Returning an HTML Error Response

Restart ASP.NET Core and navigate to https://localhost:44350. The response you see will depend on your browser because ASP.NET Core has only provided it with a response containing status code 500, without any content to display. Figure 16-11 shows how this is handled by Google Chrome.

When an exception is thrown, the exception handler middleware will intercept the response and redirect the browser to the URL provided as the argument to the UseExceptionHandler method. For this example, the redirection is to a URL that will be handled by a static file, so the UseStaticFiles middleware has also been added to the pipeline.

Restart ASP.NET Core and navigate to https://localhost:44350 to see the effect of the new middleware. Instead of the raw status code, the browser will be sent a redirection to the /error.html URL, as shown in Figure 16-12.

There are versions of the UseExceptionHandler method that allow more complex responses to be composed, but my advice is to keep error handling as simple as possible because you can’t anticipate all of the problems an application may encounter, and you run the risk of encountering another exception when trying to handle the one that triggered the handler, resulting in a confusing response or no response at all.

Enriching Status Code Responses

Not all error responses will be the result of uncaught exceptions. Some requests cannot be processed for reasons other than software defects, such as requests for URLs that are not supported or that require authentication. For this type of problem, redirecting the client to a different URL can be problematic because some clients rely on the error code to detect problems. You will see examples of this in later chapters when I show you how to create and consume RESTful web applications.

ASP.NET Core provides middleware that adds user-friendly content to error responses without requiring redirection. This preserves the error status code while providing a human-readable message that helps users make sense of the problem.
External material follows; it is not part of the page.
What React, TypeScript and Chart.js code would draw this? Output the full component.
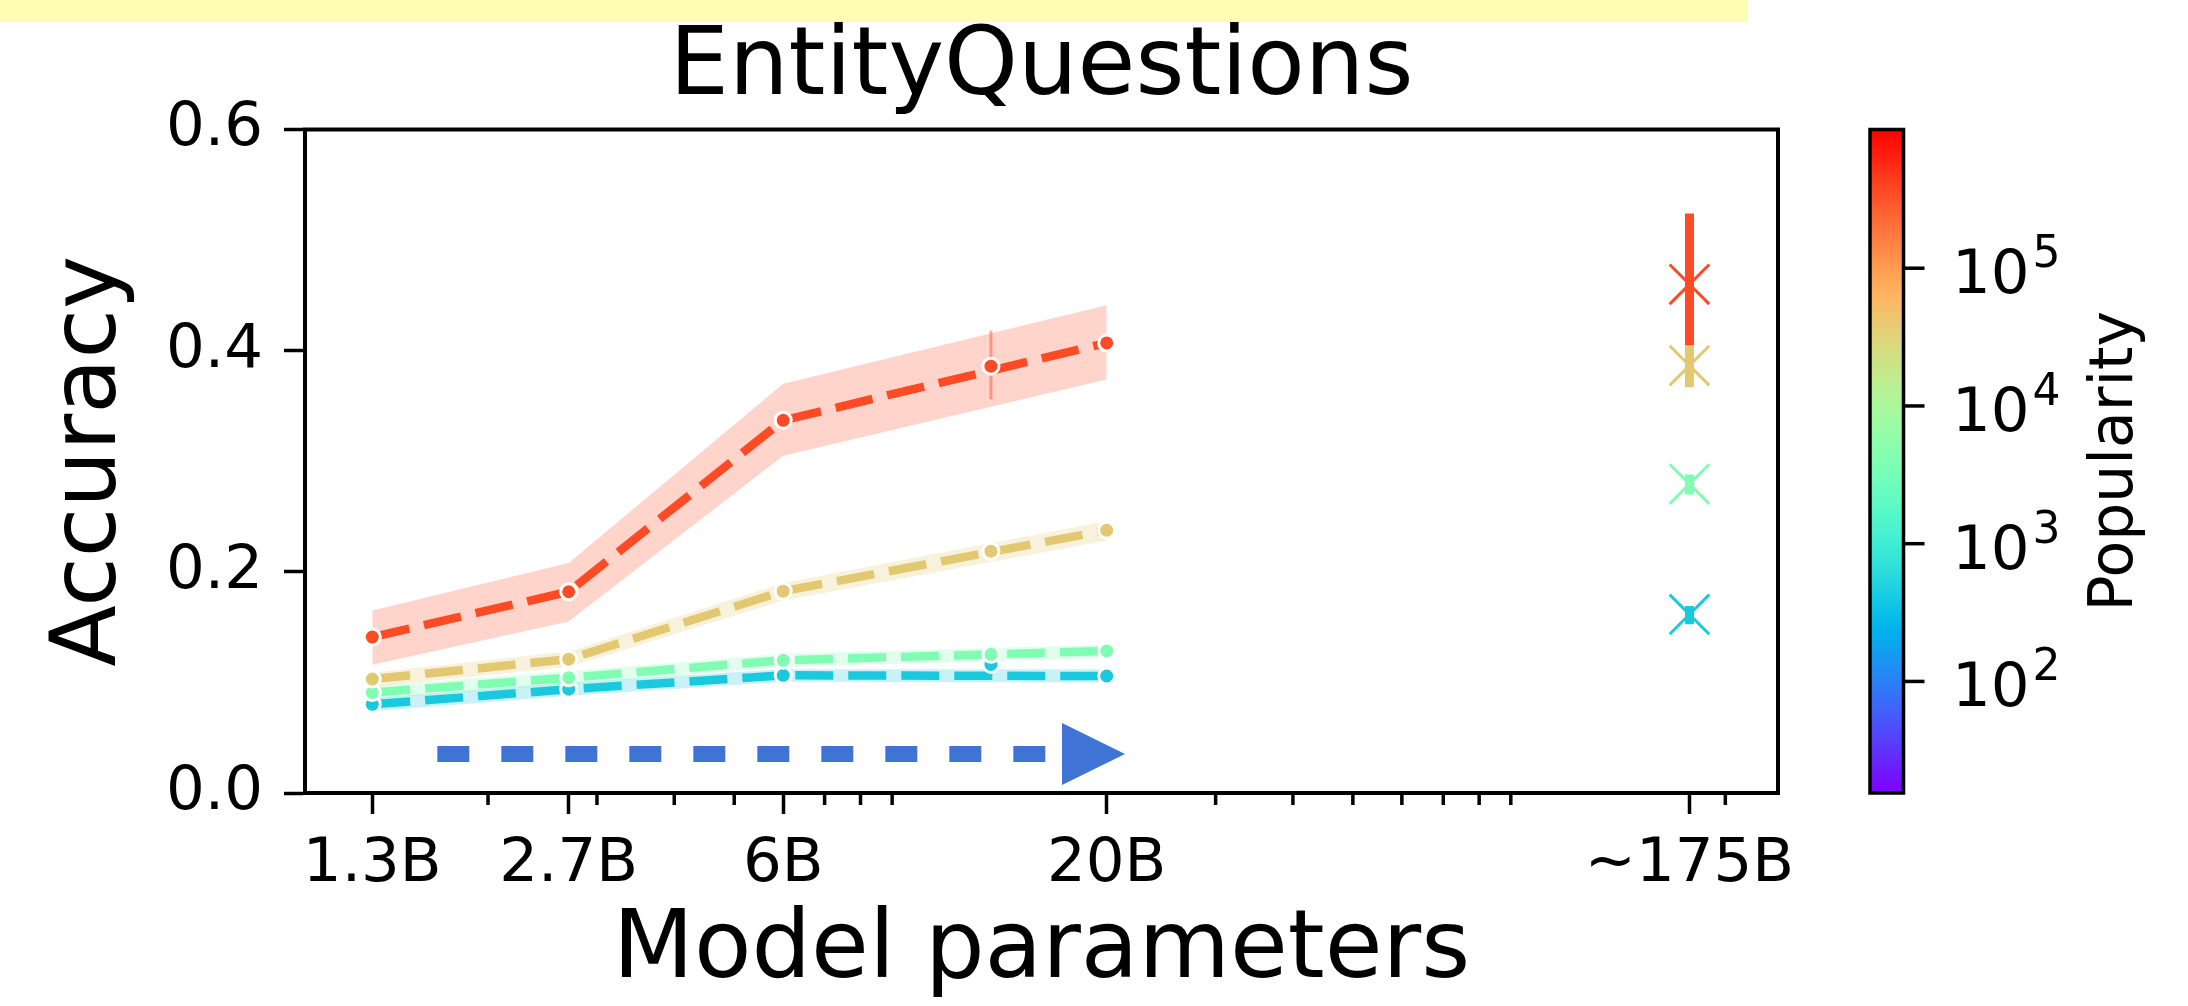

The Responses class defines a DefaultResponse property to which I have assigned a multiline string containing a simple HTML document. There is a placeholder—{0}—into which the response status code will be inserted when the response is sent to the client.

The UseStatusCodePages method adds the response-enriching middleware to the request pipeline. The first argument is the value that will be used for the response’s Content-Type header, which is text/html in this example. The second argument is the string that will be used as the body of the response, which is the HTML string from Listing 16-18.

The custom middleware component sets the HttpResponse.StatusCode property to specify the status code for the response, using a value defined by the StatusCode class. Middleware components are required to return a Task, so I have used the Task.CompletedTask property because there is no work for this middleware component to do.

To see how the 404 status code is handled, restart ASP.NET Core and request https://localhost:44350/error. The status code middleware will intercept the result and add the content shown in Figure 16-13 to the response. The string used as the second argument to UseStatusCodePages is interpolated using the status code to resolve the placeholder.

The status code middleware responds only to status codes between 400 and 600 and doesn’t alter responses that already contain content, which means you won’t see the response in the figure if an error occurs after another middleware component has started to generate a response. The status code middleware won’t respond to unhandled exceptions because exceptions disrupt the flow of a request through the pipeline, meaning that the status code middleware isn’t given the opportunity to inspect the response before it is sent to the client. As a result, the UseStatusCodePages method is typically used in conjunction with the UseExceptionHandler or UseDeveloperExceptionPage method.